Такими обрывками воспоминаний живут все, постоянно же созерцать мир идей могут лишь немногие. Для этого нужны долгие годы умственных упражнений, начиная с самых простых — над геометрическими фигурами. Когда мы говорим «квадрат», то все представляем себе одно и то же; когда говорим «правда», то совсем не одно и то же; так вот, вглядываясь и вдумываясь, нужно добиться того, что и правда будет одна для всех, как геометрия — одна для всех. Кто до этого досмотрелся, тем и должна принадлежать власть, и они создадут такое государство, которое будет вечно и неизменно, как мир идей. Когда-то в Греции власть принадлежала самым знатным; потом — самым многочисленным; теперь пришла очередь самых мудрых.
Государство должно быть едино, как живое существо: каждый член его знает свое дело, и только свое. В человеческом теле есть три жизненные силы: в мозгу — разум, в сердце — страсть, в печени — потребность. Так и в государстве должны быть три сословия: философы — правят, стражи — охраняют, работники — кормят. Достоинство правителей — мудрость, стражей — мужество, работников — умеренность. К каждому человеку начинают присматриваться еще за детскими играми, определяют способности и причисляют к сословию — чаще всего, конечно, к тому, из которого он и вышел.
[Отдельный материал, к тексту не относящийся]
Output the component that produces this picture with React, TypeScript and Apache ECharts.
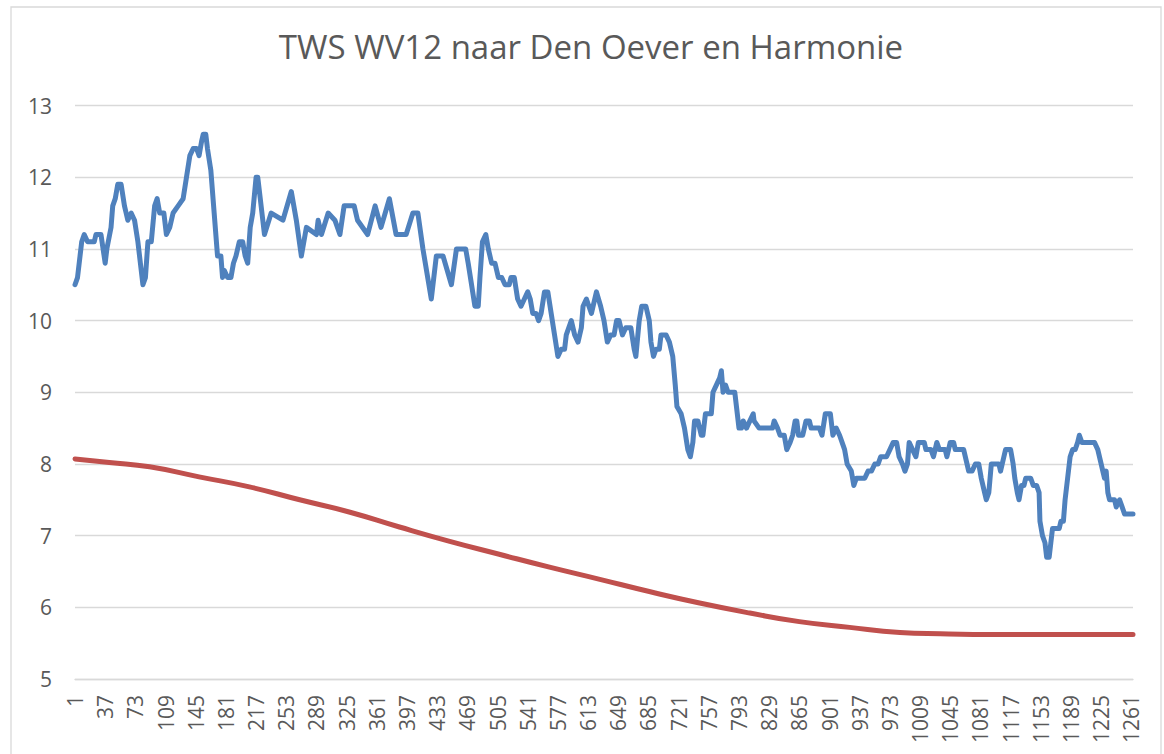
import React, { useEffect, useRef } from "react";
import * as echarts from "echarts";

const titleText = "TWS WV12 naar Den Oever en Harmonie";

// sample number (0-based) and value of the blue series
const blueIndex = [
  0, 3, 8, 11, 15, 23, 25, 31, 36, 38, 43, 45, 48, 51, 55, 59, 61, 63, 67, 71, 75, 78, 81, 84, 87, 91, 95, 98, 101, 106,
  109, 113, 117, 123, 129, 133, 137, 141, 145, 148, 151, 153, 156, 158, 162, 166, 170, 174, 176, 178, 182, 186, 189, 192, 196, 200, 203, 206, 209, 212,
  216, 218, 226, 234, 248, 258, 264, 270, 276, 288, 290, 294, 302, 310, 316, 321, 333, 337, 349, 358, 365, 375, 383, 389, 395, 403, 409, 415, 425, 431,
  439, 449, 455, 466, 469, 473, 477, 481, 483, 486, 490, 493, 497, 501, 505, 509, 513, 518, 520, 524, 528, 532, 536, 540, 543, 546, 550, 553, 556, 560,
  564, 568, 572, 576, 580, 584, 586, 592, 596, 600, 604, 606, 610, 613, 616, 622, 627, 631, 635, 639, 643, 646, 649, 653, 657, 663, 667, 669, 673, 676,
  681, 685, 687, 690, 693, 697, 699, 705, 709, 713, 716, 718, 723, 727, 731, 734, 737, 739, 743, 747, 749, 752, 759, 761, 765, 769, 771, 773, 776, 779,
  787, 789, 792, 795, 797, 801, 805, 809, 810, 816, 832, 834, 838, 841, 846, 849, 853, 856, 859, 861, 863, 868, 872, 876, 878, 888, 891, 895, 901, 904,
  908, 912, 915, 918, 921, 926, 929, 932, 942, 946, 950, 954, 958, 961, 968, 972, 976, 980, 983, 987, 990, 993, 995, 999, 1003, 1006, 1013, 1015, 1021, 1024,
  1028, 1031, 1038, 1040, 1044, 1048, 1050, 1060, 1064, 1066, 1070, 1074, 1078, 1081, 1085, 1087, 1090, 1093, 1102, 1104, 1108, 1110, 1116, 1119, 1121, 1124, 1126, 1129, 1132, 1134,
  1140, 1143, 1147, 1150, 1151, 1154, 1157, 1159, 1162, 1164, 1166, 1170, 1174, 1176, 1179, 1181, 1184, 1187, 1190, 1193, 1196, 1198, 1201, 1204, 1216, 1220, 1224, 1226, 1228, 1230,
  1232, 1234, 1240, 1242, 1246, 1249, 1252, 1262,
];
const blueValue = [
  10.5, 10.6, 11.1, 11.2, 11.1, 11.1, 11.2, 11.2, 10.8, 11.0, 11.3, 11.6, 11.7, 11.9, 11.9, 11.6, 11.5, 11.4, 11.5, 11.4, 11.1, 10.8, 10.5, 10.6, 11.1, 11.1, 11.6, 11.7, 11.5, 11.5,
  11.2, 11.3, 11.5, 11.6, 11.7, 12.0, 12.3, 12.4, 12.4, 12.3, 12.5, 12.6, 12.6, 12.4, 12.1, 11.5, 10.9, 10.9, 10.6, 10.7, 10.6, 10.6, 10.8, 10.9, 11.1, 11.1, 10.9, 10.8, 11.3, 11.5,
  12.0, 12.0, 11.2, 11.5, 11.4, 11.8, 11.4, 10.9, 11.3, 11.2, 11.4, 11.2, 11.5, 11.4, 11.2, 11.6, 11.6, 11.4, 11.2, 11.6, 11.3, 11.7, 11.2, 11.2, 11.2, 11.5, 11.5, 11.0, 10.3, 10.9,
  10.9, 10.5, 11.0, 11.0, 10.8, 10.5, 10.2, 10.2, 10.6, 11.1, 11.2, 11.0, 10.8, 10.8, 10.6, 10.6, 10.5, 10.5, 10.6, 10.6, 10.3, 10.2, 10.3, 10.4, 10.3, 10.1, 10.1, 10.0, 10.1, 10.4,
  10.4, 10.1, 9.8, 9.5, 9.6, 9.6, 9.8, 10.0, 9.8, 9.7, 9.9, 10.2, 10.3, 10.2, 10.1, 10.4, 10.2, 10.0, 9.7, 9.8, 9.8, 10.0, 10.0, 9.8, 9.9, 9.9, 9.6, 9.5, 10.0, 10.2,
  10.2, 10.0, 9.7, 9.5, 9.6, 9.6, 9.8, 9.8, 9.7, 9.5, 9.1, 8.8, 8.7, 8.5, 8.2, 8.1, 8.3, 8.6, 8.6, 8.4, 8.4, 8.7, 8.7, 9.0, 9.1, 9.2, 9.3, 9.0, 9.1, 9.0,
  9.0, 8.8, 8.5, 8.5, 8.6, 8.5, 8.6, 8.7, 8.6, 8.5, 8.5, 8.6, 8.5, 8.4, 8.4, 8.2, 8.3, 8.4, 8.6, 8.6, 8.4, 8.4, 8.6, 8.6, 8.5, 8.5, 8.4, 8.7, 8.7, 8.4,
  8.5, 8.4, 8.3, 8.2, 8.0, 7.9, 7.7, 7.8, 7.8, 7.9, 7.9, 8.0, 8.0, 8.1, 8.1, 8.2, 8.3, 8.3, 8.1, 8.0, 7.9, 8.0, 8.3, 8.2, 8.1, 8.3, 8.3, 8.2, 8.2, 8.1,
  8.3, 8.2, 8.2, 8.1, 8.3, 8.3, 8.2, 8.2, 8.0, 7.9, 7.9, 8.0, 8.0, 7.8, 7.6, 7.5, 7.6, 8.0, 8.0, 7.9, 8.1, 8.2, 8.2, 8.0, 7.8, 7.6, 7.5, 7.7, 7.7, 7.8,
  7.8, 7.7, 7.7, 7.6, 7.2, 7.0, 6.9, 6.7, 6.7, 6.9, 7.1, 7.1, 7.1, 7.2, 7.2, 7.5, 7.8, 8.1, 8.2, 8.2, 8.3, 8.4, 8.3, 8.3, 8.3, 8.2, 8.0, 7.9, 7.8, 7.9,
  7.6, 7.5, 7.5, 7.4, 7.5, 7.4, 7.3, 7.3,
];

// red series (smooth curve)
const redIndex = [0, 41, 89, 148, 208, 268, 327, 387, 447, 506, 566, 626, 685, 745, 805, 864, 924, 984, 1032, 1102, 1262];
const redValue = [8.07, 8.02, 7.96, 7.82, 7.68, 7.5, 7.33, 7.12, 6.92, 6.74, 6.56, 6.39, 6.22, 6.06, 5.92, 5.8, 5.72, 5.65, 5.63, 5.62, 5.62];

const yMin = 5;
const yMax = 13;
const xMax = 1262;
const labelStep = 36;

const FONT = "'Open Sans', sans-serif";
const TEXT = "#595959";
const GRID = "#D9D9D9";

export default function App() {
  const ref = useRef<HTMLDivElement>(null);
  useEffect(() => {
    if (!ref.current) return;
    const chart = echarts.init(ref.current, null, { renderer: "svg" });
    const blueData = blueIndex.map((x, i) => [x, blueValue[i]]);
    const redData = redIndex.map((x, i) => [x, redValue[i]]);
    chart.setOption({
      animation: false,
      backgroundColor: "#ffffff",
      title: {
        text: titleText,
        left: 586,
        textAlign: "center",
        top: 25,
        textStyle: { fontFamily: FONT, fontSize: 33, fontWeight: "normal", color: TEXT },
      },
      graphic: [
        {
          type: "rect",
          shape: { x: 11, y: 7, width: 1150, height: 760 },
          style: { fill: "none", stroke: GRID, lineWidth: 1.3 },
          silent: true,
          z: -1,
        },
      ],
      grid: { left: 75, right: 31, top: 105.5, bottom: 75, containLabel: false },
      xAxis: {
        type: "value",
        min: 0,
        max: xMax,
        interval: labelStep,
        splitLine: { show: false },
        axisTick: { show: false },
        axisLine: { show: true, lineStyle: { color: GRID, width: 1.3 } },
        axisLabel: {
          rotate: 90,
          margin: 16,
          fontFamily: FONT,
          fontSize: 21,
          color: TEXT,
          showMaxLabel: false,
          formatter: (v: number) => String(v + 1),
        },
      },
      yAxis: {
        type: "value",
        min: yMin,
        max: yMax,
        interval: 1,
        axisLine: { show: false },
        axisTick: { show: false },
        splitLine: { lineStyle: { color: GRID, width: 1.3 } },
        axisLabel: { margin: 23, fontFamily: FONT, fontSize: 21, color: TEXT },
      },
      series: [
        {
          type: "line",
          data: redData,
          smooth: true,
          showSymbol: false,
          symbol: "none",
          lineStyle: { color: "#C0504D", width: 5, cap: "round", join: "round" },
          z: 2,
        },
        {
          type: "line",
          data: blueData,
          showSymbol: false,
          symbol: "none",
          lineStyle: { color: "#4F81BD", width: 5, cap: "round", join: "round" },
          z: 3,
        },
      ],
    });
    return () => chart.dispose();
  }, []);
  return <div ref={ref} style={{ width: 1164, height: 754, position: "absolute", left: 0, top: 0 }} />;
}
Если он правитель или страж, то он освобожден от труда на других, зато и не имеет ничего своего: здесь все равны друг другу, все едят за одним столом, как в древней Спарте, все имущество — общее, даже жены и дети — общие; кратковременными браками распоряжаются правители, заботясь лишь о том, чтобы у детей была хорошая наследственность. Если же он работник, то ему назначают труд по склонностям и способностям, и менять его он уже не имеет права. Думать дозволено лишь правителям; остальным — только слушаться и верить. Сами правители верят в мир идей, а для работников сочиняют такие мифы, какие сочтут нужными. Ибо как иначе можно что-то объяснить тем, кто сидит в пещере теней и никогда не видел солнца?
Такова была живая государственная машина, с помощью которой Платон хотел удержать от развала привычный ему мир — город-государство, крепкое законом и единством. Здесь каждый приносит себя в жертву государству, чтобы оно стояло вечно, обновляясь, но не меняясь, как небесный свод. И, глядя на эту цель всей жизни Платона, невольно думаешь: а ведь попади в такое государство Сократ, не умеющий останавливать свою мысль ни на каком совершенстве, на всякое «знаю» отвечающий «а вот я не знаю», — и его ждала бы такая же смерть, как в Афинах. Понимал ли это Платон?
Государство было придумано — государство нужно было построить. «Не быть в людях добру, пока философы не станут царями или цари — философами», — сказал Платон. Он окинул Грецию взглядом: где тот царь, которого можно сделать философом, чтобы он после этого сделал философов царями? Взгляд его остановился на Сиракузах — на Дионисии Старшем, а потом на сыне его Дионисии Младшем. И Платон, ненавистник тирании, потомок аристократов-тираноборцев, поехал к сиракузским тиранам.
С Дионисием Старшим разговор его был недолог. Платон встал перед Дионисием и начал говорить, как жалок тиран в сравнении с мудрецом. Дионисий слушал мрачно. «Стало быть, тиран не мудр?» — «Мудр лишь тот, кто делает сограждан лучше». — «И не храбр?» — «Храброму ли бояться собственного цирюльника?» — «И не справедлив в суде?» — «Всякий суд лишь штопает дыры в лохмотьях Справедливости». — «Зачем же ты, в таком случае, приехал?» — «Искать совершенного человека». — «Тогда считай, что ты его не нашел!» И Дионисий удалился, отдав приказ: когда Платон поедет обратно в Афины, схватить его и продать в рабство.